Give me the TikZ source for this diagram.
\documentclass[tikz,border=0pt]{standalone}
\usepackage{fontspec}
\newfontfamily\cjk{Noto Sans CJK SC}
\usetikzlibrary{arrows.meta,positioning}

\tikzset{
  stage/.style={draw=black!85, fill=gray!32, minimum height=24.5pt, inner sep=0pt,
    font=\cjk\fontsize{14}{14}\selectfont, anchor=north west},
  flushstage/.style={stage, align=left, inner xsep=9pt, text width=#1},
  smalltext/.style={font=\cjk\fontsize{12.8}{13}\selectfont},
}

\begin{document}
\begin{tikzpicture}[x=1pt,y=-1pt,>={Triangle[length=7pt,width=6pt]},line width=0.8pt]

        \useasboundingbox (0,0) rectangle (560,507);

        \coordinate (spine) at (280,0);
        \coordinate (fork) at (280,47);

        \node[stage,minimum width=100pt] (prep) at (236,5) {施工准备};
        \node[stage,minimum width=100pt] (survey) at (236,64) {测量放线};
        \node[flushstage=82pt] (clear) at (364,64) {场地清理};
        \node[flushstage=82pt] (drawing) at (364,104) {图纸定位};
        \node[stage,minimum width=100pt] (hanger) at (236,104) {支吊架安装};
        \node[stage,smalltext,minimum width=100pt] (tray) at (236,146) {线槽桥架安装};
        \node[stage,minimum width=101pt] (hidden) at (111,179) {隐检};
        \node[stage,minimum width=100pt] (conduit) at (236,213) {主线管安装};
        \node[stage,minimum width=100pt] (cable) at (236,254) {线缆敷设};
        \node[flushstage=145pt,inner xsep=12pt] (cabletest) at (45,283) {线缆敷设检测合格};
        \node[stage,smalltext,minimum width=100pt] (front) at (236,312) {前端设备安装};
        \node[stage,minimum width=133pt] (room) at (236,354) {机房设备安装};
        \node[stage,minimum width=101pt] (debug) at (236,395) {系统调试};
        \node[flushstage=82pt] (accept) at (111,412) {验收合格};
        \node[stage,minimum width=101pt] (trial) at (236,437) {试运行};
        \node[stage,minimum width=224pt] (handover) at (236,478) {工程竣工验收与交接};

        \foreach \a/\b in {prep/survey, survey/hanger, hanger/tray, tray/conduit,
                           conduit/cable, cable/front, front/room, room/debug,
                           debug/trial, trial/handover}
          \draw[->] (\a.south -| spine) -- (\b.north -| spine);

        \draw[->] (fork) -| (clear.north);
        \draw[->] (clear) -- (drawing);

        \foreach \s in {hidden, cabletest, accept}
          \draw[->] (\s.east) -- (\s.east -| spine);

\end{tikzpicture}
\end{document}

* * *

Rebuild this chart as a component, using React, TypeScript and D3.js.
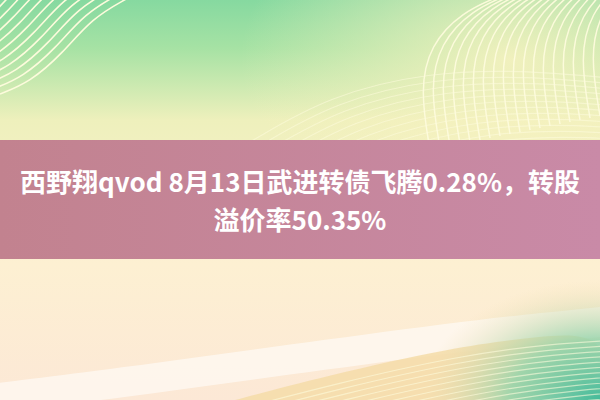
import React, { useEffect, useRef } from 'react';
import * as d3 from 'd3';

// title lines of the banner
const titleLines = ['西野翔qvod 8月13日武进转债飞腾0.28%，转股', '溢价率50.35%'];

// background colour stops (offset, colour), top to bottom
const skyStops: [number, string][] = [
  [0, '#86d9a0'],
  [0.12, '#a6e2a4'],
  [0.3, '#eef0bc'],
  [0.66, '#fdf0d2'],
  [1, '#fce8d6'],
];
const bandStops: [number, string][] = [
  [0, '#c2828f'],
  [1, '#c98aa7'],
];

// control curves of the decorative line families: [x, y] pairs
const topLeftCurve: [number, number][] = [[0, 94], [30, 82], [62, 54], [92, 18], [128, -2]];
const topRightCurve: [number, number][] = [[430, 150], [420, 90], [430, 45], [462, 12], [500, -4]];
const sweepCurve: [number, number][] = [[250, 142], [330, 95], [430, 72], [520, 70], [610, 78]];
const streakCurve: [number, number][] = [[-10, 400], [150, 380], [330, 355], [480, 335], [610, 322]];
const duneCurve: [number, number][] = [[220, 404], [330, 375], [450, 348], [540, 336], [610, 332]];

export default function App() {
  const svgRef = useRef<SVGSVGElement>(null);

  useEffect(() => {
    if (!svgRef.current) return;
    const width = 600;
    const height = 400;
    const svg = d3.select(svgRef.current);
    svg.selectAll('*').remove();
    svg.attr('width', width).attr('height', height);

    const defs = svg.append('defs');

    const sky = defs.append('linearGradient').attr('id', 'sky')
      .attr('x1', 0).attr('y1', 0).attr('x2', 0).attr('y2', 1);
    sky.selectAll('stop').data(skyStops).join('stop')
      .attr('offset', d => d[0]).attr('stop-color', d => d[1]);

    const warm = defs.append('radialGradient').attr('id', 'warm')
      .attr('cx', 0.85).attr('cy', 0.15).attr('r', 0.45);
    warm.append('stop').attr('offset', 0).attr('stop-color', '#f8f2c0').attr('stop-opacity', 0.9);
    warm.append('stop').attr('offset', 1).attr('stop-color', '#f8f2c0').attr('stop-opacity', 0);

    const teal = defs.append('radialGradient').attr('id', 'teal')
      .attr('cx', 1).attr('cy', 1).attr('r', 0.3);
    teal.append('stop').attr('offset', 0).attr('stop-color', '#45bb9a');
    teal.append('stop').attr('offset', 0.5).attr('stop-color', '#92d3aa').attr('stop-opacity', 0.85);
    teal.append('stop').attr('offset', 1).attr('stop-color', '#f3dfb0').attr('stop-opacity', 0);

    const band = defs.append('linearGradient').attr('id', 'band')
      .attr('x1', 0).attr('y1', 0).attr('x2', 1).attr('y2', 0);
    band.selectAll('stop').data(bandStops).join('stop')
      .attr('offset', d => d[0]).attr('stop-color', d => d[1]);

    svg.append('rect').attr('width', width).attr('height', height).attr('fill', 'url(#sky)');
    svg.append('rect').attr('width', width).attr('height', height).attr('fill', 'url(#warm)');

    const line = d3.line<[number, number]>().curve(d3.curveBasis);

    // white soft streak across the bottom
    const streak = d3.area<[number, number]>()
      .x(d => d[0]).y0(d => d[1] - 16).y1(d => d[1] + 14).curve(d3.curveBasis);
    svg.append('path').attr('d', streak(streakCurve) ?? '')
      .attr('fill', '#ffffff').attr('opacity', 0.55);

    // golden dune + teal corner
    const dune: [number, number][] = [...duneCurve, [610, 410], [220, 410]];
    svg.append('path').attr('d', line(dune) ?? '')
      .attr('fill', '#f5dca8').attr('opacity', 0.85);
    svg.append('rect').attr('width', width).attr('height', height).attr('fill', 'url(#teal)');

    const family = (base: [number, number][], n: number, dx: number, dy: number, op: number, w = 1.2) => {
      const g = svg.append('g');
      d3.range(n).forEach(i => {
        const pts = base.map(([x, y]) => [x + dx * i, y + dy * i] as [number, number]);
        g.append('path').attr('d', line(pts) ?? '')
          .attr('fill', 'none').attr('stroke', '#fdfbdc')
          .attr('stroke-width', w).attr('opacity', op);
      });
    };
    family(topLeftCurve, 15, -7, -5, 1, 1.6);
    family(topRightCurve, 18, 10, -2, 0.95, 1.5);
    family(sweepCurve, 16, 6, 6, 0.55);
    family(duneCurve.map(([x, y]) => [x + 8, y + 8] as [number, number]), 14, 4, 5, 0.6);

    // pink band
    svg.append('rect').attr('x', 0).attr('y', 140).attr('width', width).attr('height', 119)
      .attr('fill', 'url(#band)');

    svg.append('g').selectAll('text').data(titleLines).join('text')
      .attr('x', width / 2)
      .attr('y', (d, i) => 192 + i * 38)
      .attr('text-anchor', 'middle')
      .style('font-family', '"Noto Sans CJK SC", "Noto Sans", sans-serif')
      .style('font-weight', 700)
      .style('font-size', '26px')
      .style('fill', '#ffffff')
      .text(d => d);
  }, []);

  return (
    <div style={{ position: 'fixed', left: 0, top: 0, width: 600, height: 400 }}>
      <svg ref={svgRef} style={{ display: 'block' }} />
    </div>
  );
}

### Task instructions
Omit all pictures and repeat exactly the lines from the one containing "Rebuild this chart" through the one containing "const titleLines = ['西野翔qvod", ends included, with nothing added.

### Result below
Rebuild this chart as a component, using React, TypeScript and D3.js.
import React, { useEffect, useRef } from 'react';
import * as d3 from 'd3';

// title lines of the banner
const titleLines = ['西野翔qvod 8月13日武进转债飞腾0.28%，转股', '溢价率50.35%'];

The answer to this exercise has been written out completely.